Miria, a young noblewoman on the cusp of an arranged marriage, meets the Ausir Tsalrin, her father's mysterious assassin, and sparks fly immediately. Tsalrin is trapped by an ancient curse, and Miria cannot escape her father or the husband to whom he would sell her, a man who sees her merely as a political tool.
Miria and Tsalrin's position is impossible, but neither one will give up their hidden love. Theirs is a story of struggle against abuse, bigotry, and paterfamilias. Their love is both their
greatest danger and their only comfort as they search for their mutual freedom.
I really wanted to like Worth His Freedom. It was on my to-read list since the ‘coming soon’ page on Evernight Publishing website. When I read the blurb, I bumped it up on my list and when it was in my hand, well my nook, I was giddy with excitement.
This has the same time period as the TV show Spartacus: Blood and Sand with the whole
Domina and Dominus thing. I loved the TV show, which made me crave this book. This would have a romantic twist and make a great entertaining read.
The problem was the plot holes. Just because the author understands the plot, doesn’t mean the reader will grasp it as clearly. How is a guy with pointy ears locked up, going to help the Mirius house gain top spot? The author eventually spells this out but pages later which left more questions and confusions. Talk about confusing, the father and two brothers are named Mirius. What on earth?! Maybe it was an editing issue.
Miria was a good character; she seemed to have sweet innocence and a sense of depth.

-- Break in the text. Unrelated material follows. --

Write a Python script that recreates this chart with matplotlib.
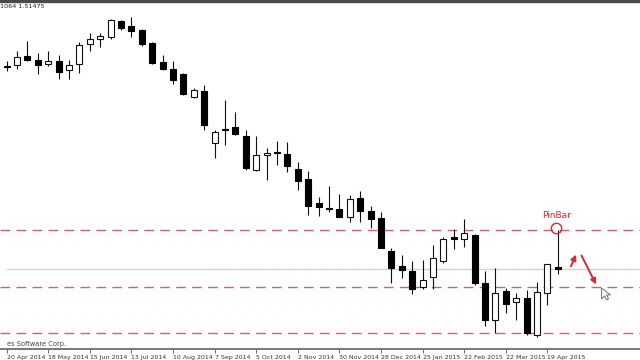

As did our main male character, pointed ear man, Tsalrin. From their introduction, we get new characters, along with all the Mirius’s and very little on background. After a few encounters Miria and Tsalrin are willing to run off together? They had no chemistry yet and that made this twist unbelievable. What really made me downgrade Worth His Freedom was the use of words that had no explanation. Jared? I’m sure she didn’t mean the modern jewelry store. Skenje? Basur Yoke? I could go on and on with these terms. Are they species? House names? What?
I feel like this is Ms. Devereux’s first book, I could be wrong. Though this wasn’t a recommended read for me there was a lot of potential stuffed between the bad and I for one will be giving another book by her a try.